By Clair Pacey on August 04, 2021
Last updated on April 28, 2026

Customer segmentation is the practice of dividing your subscriber base into groups based on shared characteristics, like plan type, MRR range, or behavior patterns, so you can analyze how different customer groups perform on key metrics.

Common SaaS segmentation examples include grouping customers by pricing tier to compare retention rates, filtering by signup date to measure the impact of product changes, and slicing churn data by product usage to identify at-risk subscribers.

Today, we'll walk through three real-world segmentation examples using Baremetrics data: segmenting MRR by plan size, breaking down revenue churn by product use, and analyzing upgrade patterns by customer type.

Lies, damned lies, and statistics. It’s no secret that numbers can be wildly misleading, and business metrics are no exception.

Yes, metrics are absolutely the most accurate and reliable tools for understanding the financial health of your business. And yes, the numbers are exactly what you should be looking at for leads on how to grow your company. As long as they are the right numbers.

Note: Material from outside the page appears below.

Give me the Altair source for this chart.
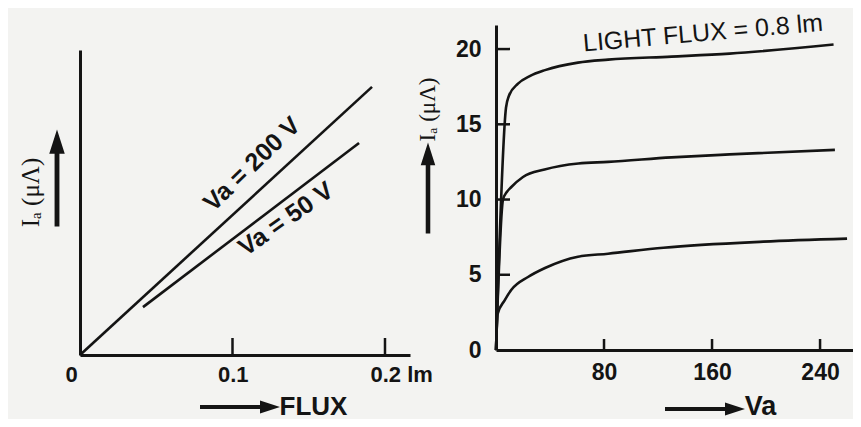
import altair as alt
import pandas as pd

INK = "#141414"
SANS = "Liberation Sans Narrow, Arial Narrow, Liberation Sans, sans-serif"
SERIF = "Liberation Serif, DejaVu Serif, serif"

# ---------------- Left panel: Ia vs FLUX ----------------
flux_200 = [0.0, 0.1915]
ia_200 = [0.0, 0.879]
flux_50 = [0.0413, 0.183]
ia_50 = [0.157, 0.695]
left_labels = ["Va = 200 V", "Va = 50 V"]
left_label_flux = [0.1128, 0.135]
left_label_ia = [0.626, 0.446]
left_label_angle = [316, 325]
flux_ticks = [0.0, 0.1, 0.2]
flux_inner_ticks = [0.1, 0.2]

# ---------------- Right panel: Ia vs Va ----------------
va_top = [0, 7.4, 9.6, 16.3, 25, 36.3, 60.7, 83, 130, 173, 250]
ia_top = [0, 16.1, 16.9, 17.7, 18.2, 18.6, 19.1, 19.3, 19.5, 19.7, 20.3]
va_mid = [0, 5.2, 8, 11, 20, 36, 61, 83, 130, 173, 251]
ia_mid = [0, 10.0, 10.5, 10.8, 11.5, 12.0, 12.4, 12.5, 12.8, 13.0, 13.3]
va_low = [0, 1.2, 6.4, 11.4, 23.7, 36.3, 60.7, 83, 124, 198, 260]
ia_low = [0, 2.4, 3.3, 4.0, 4.85, 5.45, 6.2, 6.4, 6.8, 7.2, 7.4]
va_ticks = [80, 160, 240]
ia_ticks = [0, 5, 10, 15, 20]
right_label = "LIGHT FLUX = 0.8 lm"
right_label_va = 153.3
right_label_ia = 21.06

W, H = 845, 411

# scales (pixel ranges place the two panels side by side in one plot area)
XL = dict(domain=[0, 0.2164], range=[72, 402], nice=False, zero=False)
YL = dict(domain=[0, 1], range=[347, 42], nice=False, zero=False)
XR = dict(domain=[0, 264.4], range=[488, 845], nice=False, zero=False)
YR = dict(domain=[0, 21.6], range=[342, 17], nice=False, zero=False)

# ---- left tables
left_df = pd.concat([
    pd.DataFrame({"flux": flux_200, "ia": ia_200, "series": left_labels[0]}),
    pd.DataFrame({"flux": flux_50, "ia": ia_50, "series": left_labels[1]}),
])
left_lab_df = pd.DataFrame({"flux": left_label_flux, "ia": left_label_ia,
                            "text": left_labels, "angle": left_label_angle})
left_tick_df = pd.DataFrame({"t": flux_inner_ticks})

left_lines = alt.Chart(left_df).mark_line(color=INK, strokeWidth=2.6).encode(
    x=alt.X("flux:Q", scale=alt.Scale(**XL), axis=alt.Axis(
        orient="bottom", offset=-64, values=flux_ticks, ticks=False, tickSize=0,
        format=".1~f",
        labelExpr="datum.value > 0.15 ? datum.label + ' lm' : datum.label",
        labelAlign="left", labelOffset=-15,
        labelFont=SANS, labelFontSize=22, labelFontWeight="bold", labelPadding=9,
        labelFlush=False, labelOverlap=False,
        title="FLUX", titleX=305, titleY=59, titleBaseline="alphabetic",
        titleFont=SANS, titleFontSize=26, titleFontWeight="bold")),
    y=alt.Y("ia:Q", scale=alt.Scale(**YL), axis=alt.Axis(
        orient="left", offset=-72, labels=False, ticks=False, tickSize=0,
        title="Iₐ (μΛ)", titleX=-50, titleY=184, titleAngle=270,
        titleAlign="center", titleBaseline="middle",
        titleFont=SERIF, titleFontSize=25, titleFontWeight="normal")),
    detail="series:N",
)
left_text = alt.Chart(left_lab_df).mark_text(
    font=SANS, fontSize=25, fontWeight="bold", color=INK).encode(
    x=alt.X("flux:Q", scale=alt.Scale(**XL), axis=None),
    y=alt.Y("ia:Q", scale=alt.Scale(**YL), axis=None),
    text="text:N",
    angle=alt.Angle("angle:Q", scale=None),
)
left_ticks = alt.Chart(left_tick_df).mark_rule(color=INK, strokeWidth=2.5).encode(
    x=alt.X("t:Q", scale=alt.Scale(**XL), axis=None),
    y=alt.value(347), y2=alt.value(330))

# ---- right tables
right_df = pd.concat([
    pd.DataFrame({"va": va_top, "ia": ia_top, "series": "0.8 lm"}),
    pd.DataFrame({"va": va_mid, "ia": ia_mid, "series": "mid"}),
    pd.DataFrame({"va": va_low, "ia": ia_low, "series": "low"}),
])
right_lab_df = pd.DataFrame({"va": [right_label_va], "ia": [right_label_ia], "text": [right_label]})
right_xtick_df = pd.DataFrame({"t": va_ticks})
right_ytick_df = pd.DataFrame({"t": ia_ticks[1:]})

right_lines = alt.Chart(right_df).mark_line(
    color=INK, strokeWidth=2.6, interpolate="monotone").encode(
    x=alt.X("va:Q", scale=alt.Scale(**XR), axis=alt.Axis(
        orient="bottom", offset=-69, values=va_ticks, ticks=False, tickSize=0,
        labelFont=SANS, labelFontSize=23, labelFontWeight="bold", labelPadding=11,
        labelFlush=False,
        title="Va", titleX=752, titleY=64, titleBaseline="alphabetic",
        titleFont=SANS, titleFontSize=27, titleFontWeight="bold")),
    y=alt.Y("ia:Q", scale=alt.Scale(**YR), axis=alt.Axis(
        orient="left", offset=-488, values=ia_ticks, ticks=False, tickSize=0,
        labelFont=SANS, labelFontSize=23, labelFontWeight="bold", labelPadding=15,
        labelFlush=False,
        title="Iₐ (μΛ)", titleX=-69, titleY=101, titleAngle=270,
        titleAlign="center", titleBaseline="middle",
        titleFont=SERIF, titleFontSize=23, titleFontWeight="normal")),
    detail="series:N",
)
right_text = alt.Chart(right_lab_df).mark_text(
    font=SANS, fontSize=25, color=INK, angle=355).encode(
    x=alt.X("va:Q", scale=alt.Scale(**XR), axis=None),
    y=alt.Y("ia:Q", scale=alt.Scale(**YR), axis=None),
    text="text:N")
right_xticks = alt.Chart(right_xtick_df).mark_rule(color=INK, strokeWidth=2.5).encode(
    x=alt.X("t:Q", scale=alt.Scale(**XR), axis=None),
    y=alt.value(342), y2=alt.value(331))
right_yticks = alt.Chart(right_ytick_df).mark_rule(color=INK, strokeWidth=2.5).encode(
    y=alt.Y("t:Q", scale=alt.Scale(**YR), axis=None),
    x=alt.value(488), x2=alt.value(502))

# ---- decorative arrows beside the axis titles
ARROW = "M-1,-0.05L0.5,-0.05L0.5,-0.16L1,0L0.5,0.16L0.5,0.05L-1,0.05Z"
one = pd.DataFrame({"k": [0]})


def arrow(cx, cy, length, ang):
    return alt.Chart(one).mark_point(
        shape=ARROW, filled=True, color=INK, opacity=1, strokeWidth=0).encode(
        x=alt.value(cx), y=alt.value(cy), size=alt.value(length * length),
        angle=alt.value(ang))


chart = alt.layer(
    left_lines, left_text, left_ticks,
    right_lines, right_text, right_xticks, right_yticks,
    arrow(232, 399, 80, 0),
    arrow(697, 401, 80, 0),
    arrow(49, 170, 97, 270),
    arrow(420, 180, 91, 270),
).resolve_scale(
    x="independent", y="independent"
).properties(
    width=W, height=H, padding=0, background="#f3f3f1",
    autosize=alt.AutoSizeParams(type="none"),
).configure_axis(
    domainColor=INK, domainWidth=3, grid=False, labelColor=INK, titleColor=INK,
).configure_view(stroke=None)

chart.save("out.html", embed_options={"renderer": "svg", "actions": False})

This is where customer segmentation comes in.

Customer segmentation breaks down metrics into smaller subsets of data. Instead of looking at broad averages, segmented metrics get really specific in dissecting customer behavior.

Even larger businesses might think that aggregate data on MRR or churn is reliable enough to monitor your business growth.

But consider this:

Australia experiences both extreme droughts and extreme floods, but you’d never know that from looking at its average annual rainfall of 450mm of rain per year. 

Upon seeing this average amount, an umbrella manufacturer might decide to skip on the Australian market, and miss a huge business opportunity in Tasmania where it rains 237 days per year. 

The point is that, by only looking at averages, you might be missing something big, like a secret cash cow or massive budget waster. 

This article will explain how customer segmentation can help reveal where your business is succeeding, and which products are simply draining resources and slowing you down. We’ll walk through three real-life customer segmentation examples using Baremetrics data and tools. 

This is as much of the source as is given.